### Instruction
Retype the data that follows line by line, exactly, and leave its pictures out.
▬▬▬
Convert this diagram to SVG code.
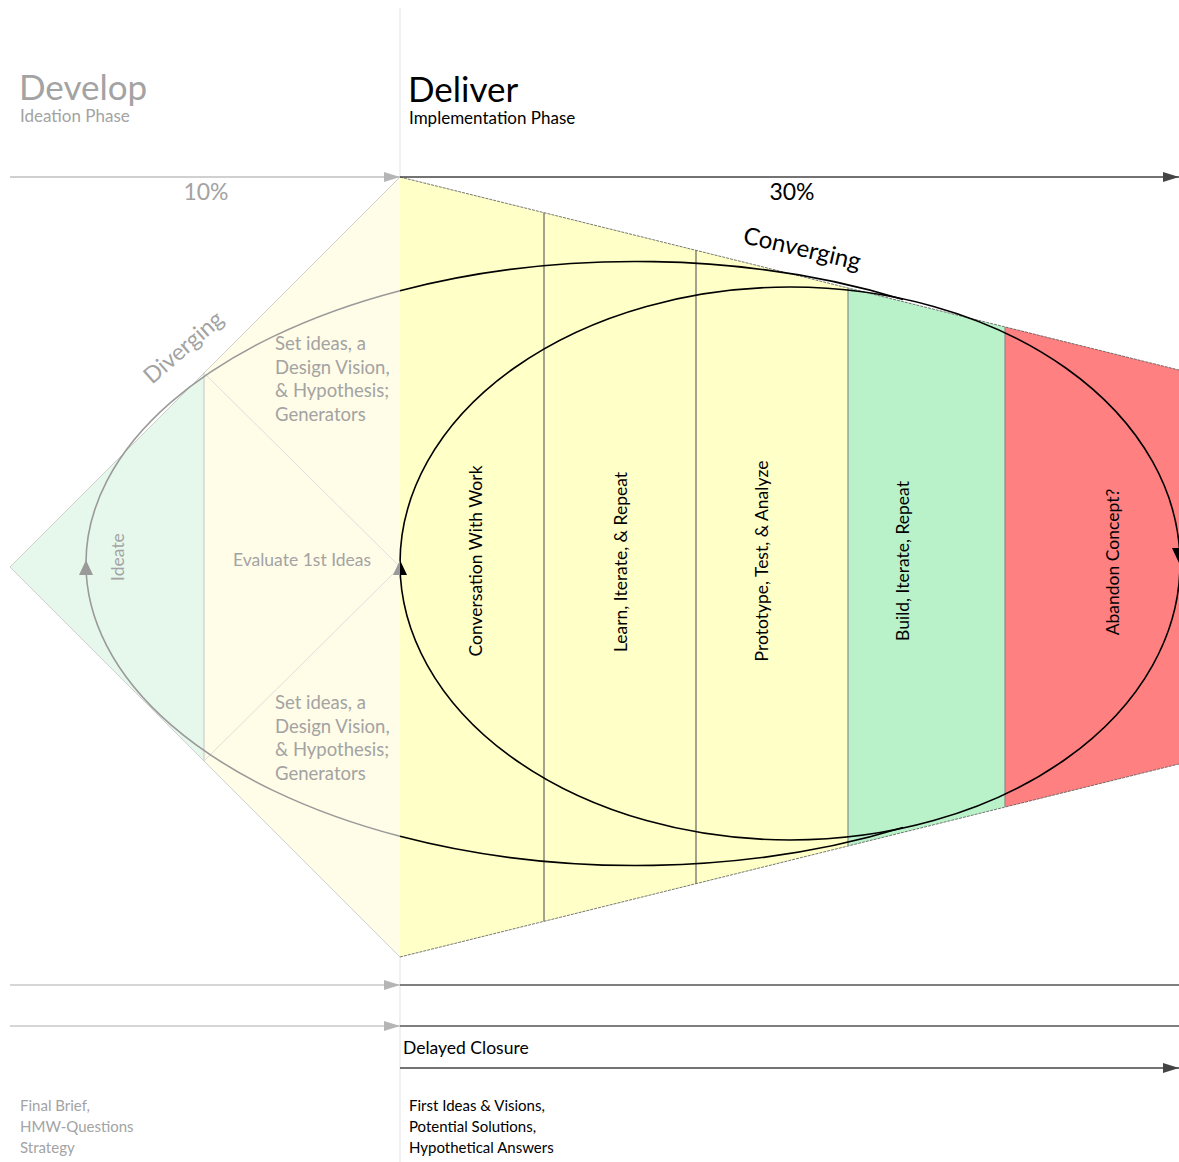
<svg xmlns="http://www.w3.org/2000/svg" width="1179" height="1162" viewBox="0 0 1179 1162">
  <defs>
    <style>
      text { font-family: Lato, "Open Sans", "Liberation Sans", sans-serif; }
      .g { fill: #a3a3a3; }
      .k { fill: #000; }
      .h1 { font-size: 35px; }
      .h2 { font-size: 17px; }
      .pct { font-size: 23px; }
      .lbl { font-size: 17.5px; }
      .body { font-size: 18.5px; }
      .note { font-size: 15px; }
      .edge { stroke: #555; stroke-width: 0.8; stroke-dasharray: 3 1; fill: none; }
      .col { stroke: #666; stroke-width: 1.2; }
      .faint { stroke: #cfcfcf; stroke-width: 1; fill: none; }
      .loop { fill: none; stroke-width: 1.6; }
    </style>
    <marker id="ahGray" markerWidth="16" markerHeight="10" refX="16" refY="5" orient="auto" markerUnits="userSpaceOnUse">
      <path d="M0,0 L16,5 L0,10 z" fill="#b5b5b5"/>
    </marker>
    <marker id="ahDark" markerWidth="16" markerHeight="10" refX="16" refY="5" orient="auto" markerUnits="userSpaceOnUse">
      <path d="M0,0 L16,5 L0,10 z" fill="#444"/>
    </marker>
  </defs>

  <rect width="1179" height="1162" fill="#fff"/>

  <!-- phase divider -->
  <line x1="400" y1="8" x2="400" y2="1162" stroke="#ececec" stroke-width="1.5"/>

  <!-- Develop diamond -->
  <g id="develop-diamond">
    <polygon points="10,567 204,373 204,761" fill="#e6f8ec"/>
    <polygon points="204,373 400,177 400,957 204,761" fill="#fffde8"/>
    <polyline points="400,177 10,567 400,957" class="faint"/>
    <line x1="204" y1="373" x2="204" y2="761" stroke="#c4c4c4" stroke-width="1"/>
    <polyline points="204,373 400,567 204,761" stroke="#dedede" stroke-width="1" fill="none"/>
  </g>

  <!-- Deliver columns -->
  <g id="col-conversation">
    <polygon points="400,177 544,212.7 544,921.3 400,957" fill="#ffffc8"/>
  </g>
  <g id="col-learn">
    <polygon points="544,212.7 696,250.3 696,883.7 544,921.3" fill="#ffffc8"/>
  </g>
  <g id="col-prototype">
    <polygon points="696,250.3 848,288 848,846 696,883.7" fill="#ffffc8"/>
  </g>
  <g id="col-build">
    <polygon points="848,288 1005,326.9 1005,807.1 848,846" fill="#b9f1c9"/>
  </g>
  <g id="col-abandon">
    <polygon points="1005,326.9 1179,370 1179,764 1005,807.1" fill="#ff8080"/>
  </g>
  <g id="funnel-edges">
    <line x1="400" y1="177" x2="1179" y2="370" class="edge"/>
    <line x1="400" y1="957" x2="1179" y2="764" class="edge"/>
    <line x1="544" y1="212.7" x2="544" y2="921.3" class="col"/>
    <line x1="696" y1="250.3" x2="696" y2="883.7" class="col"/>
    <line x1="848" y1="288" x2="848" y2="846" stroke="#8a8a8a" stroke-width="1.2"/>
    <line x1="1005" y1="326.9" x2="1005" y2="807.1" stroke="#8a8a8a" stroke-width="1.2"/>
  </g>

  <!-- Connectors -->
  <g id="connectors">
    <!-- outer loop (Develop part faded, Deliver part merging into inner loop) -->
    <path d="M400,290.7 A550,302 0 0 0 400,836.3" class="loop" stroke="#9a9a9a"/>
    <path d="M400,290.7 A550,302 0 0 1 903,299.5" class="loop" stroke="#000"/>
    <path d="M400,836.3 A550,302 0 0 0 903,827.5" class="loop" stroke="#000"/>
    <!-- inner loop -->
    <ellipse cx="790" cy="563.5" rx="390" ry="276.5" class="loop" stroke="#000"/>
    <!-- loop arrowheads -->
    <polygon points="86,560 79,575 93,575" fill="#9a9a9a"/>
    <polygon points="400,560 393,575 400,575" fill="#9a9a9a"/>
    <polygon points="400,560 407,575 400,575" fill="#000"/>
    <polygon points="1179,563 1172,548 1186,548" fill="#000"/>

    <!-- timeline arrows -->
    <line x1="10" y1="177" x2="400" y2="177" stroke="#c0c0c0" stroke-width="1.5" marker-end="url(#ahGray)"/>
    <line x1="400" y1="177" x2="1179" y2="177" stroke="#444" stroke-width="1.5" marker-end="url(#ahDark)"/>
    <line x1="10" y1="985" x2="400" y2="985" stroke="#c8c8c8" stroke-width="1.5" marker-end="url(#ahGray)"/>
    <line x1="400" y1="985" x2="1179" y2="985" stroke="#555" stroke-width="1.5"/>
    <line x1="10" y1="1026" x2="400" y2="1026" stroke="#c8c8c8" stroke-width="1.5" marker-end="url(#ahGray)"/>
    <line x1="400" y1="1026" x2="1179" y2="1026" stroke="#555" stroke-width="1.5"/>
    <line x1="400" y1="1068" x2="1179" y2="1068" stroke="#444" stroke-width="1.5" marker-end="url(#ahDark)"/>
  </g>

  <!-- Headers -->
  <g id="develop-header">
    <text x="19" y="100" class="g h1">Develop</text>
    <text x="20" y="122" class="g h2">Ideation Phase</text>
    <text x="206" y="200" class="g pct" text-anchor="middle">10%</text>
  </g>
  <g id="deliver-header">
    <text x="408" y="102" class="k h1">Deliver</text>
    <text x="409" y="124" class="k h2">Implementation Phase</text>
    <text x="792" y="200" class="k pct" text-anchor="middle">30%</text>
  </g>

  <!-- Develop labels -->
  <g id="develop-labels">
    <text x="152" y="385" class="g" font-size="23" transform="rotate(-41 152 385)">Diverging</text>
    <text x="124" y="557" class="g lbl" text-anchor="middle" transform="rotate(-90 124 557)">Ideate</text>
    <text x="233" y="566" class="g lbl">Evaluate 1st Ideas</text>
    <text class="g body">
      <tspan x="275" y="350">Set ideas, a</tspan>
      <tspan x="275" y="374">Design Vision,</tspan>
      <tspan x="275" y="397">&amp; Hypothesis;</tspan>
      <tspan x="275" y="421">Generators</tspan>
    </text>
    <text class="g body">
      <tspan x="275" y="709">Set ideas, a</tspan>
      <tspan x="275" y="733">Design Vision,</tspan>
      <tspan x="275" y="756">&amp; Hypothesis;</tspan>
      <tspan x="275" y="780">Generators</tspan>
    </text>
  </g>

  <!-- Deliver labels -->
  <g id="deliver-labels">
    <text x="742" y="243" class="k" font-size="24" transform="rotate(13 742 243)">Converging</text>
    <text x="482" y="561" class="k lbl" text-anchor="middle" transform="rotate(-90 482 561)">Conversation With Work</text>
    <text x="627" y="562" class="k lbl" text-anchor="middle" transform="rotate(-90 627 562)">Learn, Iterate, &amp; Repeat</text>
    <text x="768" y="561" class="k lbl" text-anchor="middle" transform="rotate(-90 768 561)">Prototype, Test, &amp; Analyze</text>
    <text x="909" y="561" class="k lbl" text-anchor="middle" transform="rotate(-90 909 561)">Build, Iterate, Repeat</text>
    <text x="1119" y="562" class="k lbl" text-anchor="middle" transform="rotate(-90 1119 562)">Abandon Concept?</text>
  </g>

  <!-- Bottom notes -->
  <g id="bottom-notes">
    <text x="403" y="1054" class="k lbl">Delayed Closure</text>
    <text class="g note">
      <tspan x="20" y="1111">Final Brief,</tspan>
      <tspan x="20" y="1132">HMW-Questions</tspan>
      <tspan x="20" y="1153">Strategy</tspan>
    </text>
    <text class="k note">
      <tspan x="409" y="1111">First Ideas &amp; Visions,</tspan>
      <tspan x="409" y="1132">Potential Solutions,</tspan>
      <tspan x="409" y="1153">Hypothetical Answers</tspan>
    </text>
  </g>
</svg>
▬▬▬
### Solved exercise
Convert this diagram to SVG code.
<svg xmlns="http://www.w3.org/2000/svg" width="1179" height="1162" viewBox="0 0 1179 1162">
  <defs>
    <style>
      text { font-family: Lato, "Open Sans", "Liberation Sans", sans-serif; }
      .g { fill: #a3a3a3; }
      .k { fill: #000; }
      .h1 { font-size: 35px; }
      .h2 { font-size: 17px; }
      .pct { font-size: 23px; }
      .lbl { font-size: 17.5px; }
      .body { font-size: 18.5px; }
      .note { font-size: 15px; }
      .edge { stroke: #555; stroke-width: 0.8; stroke-dasharray: 3 1; fill: none; }
      .col { stroke: #666; stroke-width: 1.2; }
      .faint { stroke: #cfcfcf; stroke-width: 1; fill: none; }
      .loop { fill: none; stroke-width: 1.6; }
    </style>
    <marker id="ahGray" markerWidth="16" markerHeight="10" refX="16" refY="5" orient="auto" markerUnits="userSpaceOnUse">
      <path d="M0,0 L16,5 L0,10 z" fill="#b5b5b5"/>
    </marker>
    <marker id="ahDark" markerWidth="16" markerHeight="10" refX="16" refY="5" orient="auto" markerUnits="userSpaceOnUse">
      <path d="M0,0 L16,5 L0,10 z" fill="#444"/>
    </marker>
  </defs>

  <rect width="1179" height="1162" fill="#fff"/>

  <!-- phase divider -->
  <line x1="400" y1="8" x2="400" y2="1162" stroke="#ececec" stroke-width="1.5"/>

  <!-- Develop diamond -->
  <g id="develop-diamond">
    <polygon points="10,567 204,373 204,761" fill="#e6f8ec"/>
    <polygon points="204,373 400,177 400,957 204,761" fill="#fffde8"/>
    <polyline points="400,177 10,567 400,957" class="faint"/>
    <line x1="204" y1="373" x2="204" y2="761" stroke="#c4c4c4" stroke-width="1"/>
    <polyline points="204,373 400,567 204,761" stroke="#dedede" stroke-width="1" fill="none"/>
  </g>

  <!-- Deliver columns -->
  <g id="col-conversation">
    <polygon points="400,177 544,212.7 544,921.3 400,957" fill="#ffffc8"/>
  </g>
  <g id="col-learn">
    <polygon points="544,212.7 696,250.3 696,883.7 544,921.3" fill="#ffffc8"/>
  </g>
  <g id="col-prototype">
    <polygon points="696,250.3 848,288 848,846 696,883.7" fill="#ffffc8"/>
  </g>
  <g id="col-build">
    <polygon points="848,288 1005,326.9 1005,807.1 848,846" fill="#b9f1c9"/>
  </g>
  <g id="col-abandon">
    <polygon points="1005,326.9 1179,370 1179,764 1005,807.1" fill="#ff8080"/>
  </g>
  <g id="funnel-edges">
    <line x1="400" y1="177" x2="1179" y2="370" class="edge"/>
    <line x1="400" y1="957" x2="1179" y2="764" class="edge"/>
    <line x1="544" y1="212.7" x2="544" y2="921.3" class="col"/>
    <line x1="696" y1="250.3" x2="696" y2="883.7" class="col"/>
    <line x1="848" y1="288" x2="848" y2="846" stroke="#8a8a8a" stroke-width="1.2"/>
    <line x1="1005" y1="326.9" x2="1005" y2="807.1" stroke="#8a8a8a" stroke-width="1.2"/>
  </g>

  <!-- Connectors -->
  <g id="connectors">
    <!-- outer loop (Develop part faded, Deliver part merging into inner loop) -->
    <path d="M400,290.7 A550,302 0 0 0 400,836.3" class="loop" stroke="#9a9a9a"/>
    <path d="M400,290.7 A550,302 0 0 1 903,299.5" class="loop" stroke="#000"/>
    <path d="M400,836.3 A550,302 0 0 0 903,827.5" class="loop" stroke="#000"/>
    <!-- inner loop -->
    <ellipse cx="790" cy="563.5" rx="390" ry="276.5" class="loop" stroke="#000"/>
    <!-- loop arrowheads -->
    <polygon points="86,560 79,575 93,575" fill="#9a9a9a"/>
    <polygon points="400,560 393,575 400,575" fill="#9a9a9a"/>
    <polygon points="400,560 407,575 400,575" fill="#000"/>
    <polygon points="1179,563 1172,548 1186,548" fill="#000"/>

    <!-- timeline arrows -->
    <line x1="10" y1="177" x2="400" y2="177" stroke="#c0c0c0" stroke-width="1.5" marker-end="url(#ahGray)"/>
    <line x1="400" y1="177" x2="1179" y2="177" stroke="#444" stroke-width="1.5" marker-end="url(#ahDark)"/>
    <line x1="10" y1="985" x2="400" y2="985" stroke="#c8c8c8" stroke-width="1.5" marker-end="url(#ahGray)"/>
    <line x1="400" y1="985" x2="1179" y2="985" stroke="#555" stroke-width="1.5"/>
    <line x1="10" y1="1026" x2="400" y2="1026" stroke="#c8c8c8" stroke-width="1.5" marker-end="url(#ahGray)"/>
    <line x1="400" y1="1026" x2="1179" y2="1026" stroke="#555" stroke-width="1.5"/>
    <line x1="400" y1="1068" x2="1179" y2="1068" stroke="#444" stroke-width="1.5" marker-end="url(#ahDark)"/>
  </g>

  <!-- Headers -->
  <g id="develop-header">
    <text x="19" y="100" class="g h1">Develop</text>
    <text x="20" y="122" class="g h2">Ideation Phase</text>
    <text x="206" y="200" class="g pct" text-anchor="middle">10%</text>
  </g>
  <g id="deliver-header">
    <text x="408" y="102" class="k h1">Deliver</text>
    <text x="409" y="124" class="k h2">Implementation Phase</text>
    <text x="792" y="200" class="k pct" text-anchor="middle">30%</text>
  </g>

  <!-- Develop labels -->
  <g id="develop-labels">
    <text x="152" y="385" class="g" font-size="23" transform="rotate(-41 152 385)">Diverging</text>
    <text x="124" y="557" class="g lbl" text-anchor="middle" transform="rotate(-90 124 557)">Ideate</text>
    <text x="233" y="566" class="g lbl">Evaluate 1st Ideas</text>
    <text class="g body">
      <tspan x="275" y="350">Set ideas, a</tspan>
      <tspan x="275" y="374">Design Vision,</tspan>
      <tspan x="275" y="397">&amp; Hypothesis;</tspan>
      <tspan x="275" y="421">Generators</tspan>
    </text>
    <text class="g body">
      <tspan x="275" y="709">Set ideas, a</tspan>
      <tspan x="275" y="733">Design Vision,</tspan>
      <tspan x="275" y="756">&amp; Hypothesis;</tspan>
      <tspan x="275" y="780">Generators</tspan>
    </text>
  </g>

  <!-- Deliver labels -->
  <g id="deliver-labels">
    <text x="742" y="243" class="k" font-size="24" transform="rotate(13 742 243)">Converging</text>
    <text x="482" y="561" class="k lbl" text-anchor="middle" transform="rotate(-90 482 561)">Conversation With Work</text>
    <text x="627" y="562" class="k lbl" text-anchor="middle" transform="rotate(-90 627 562)">Learn, Iterate, &amp; Repeat</text>
    <text x="768" y="561" class="k lbl" text-anchor="middle" transform="rotate(-90 768 561)">Prototype, Test, &amp; Analyze</text>
    <text x="909" y="561" class="k lbl" text-anchor="middle" transform="rotate(-90 909 561)">Build, Iterate, Repeat</text>
    <text x="1119" y="562" class="k lbl" text-anchor="middle" transform="rotate(-90 1119 562)">Abandon Concept?</text>
  </g>

  <!-- Bottom notes -->
  <g id="bottom-notes">
    <text x="403" y="1054" class="k lbl">Delayed Closure</text>
    <text class="g note">
      <tspan x="20" y="1111">Final Brief,</tspan>
      <tspan x="20" y="1132">HMW-Questions</tspan>
      <tspan x="20" y="1153">Strategy</tspan>
    </text>
    <text class="k note">
      <tspan x="409" y="1111">First Ideas &amp; Visions,</tspan>
      <tspan x="409" y="1132">Potential Solutions,</tspan>
      <tspan x="409" y="1153">Hypothetical Answers</tspan>
    </text>
  </g>
</svg>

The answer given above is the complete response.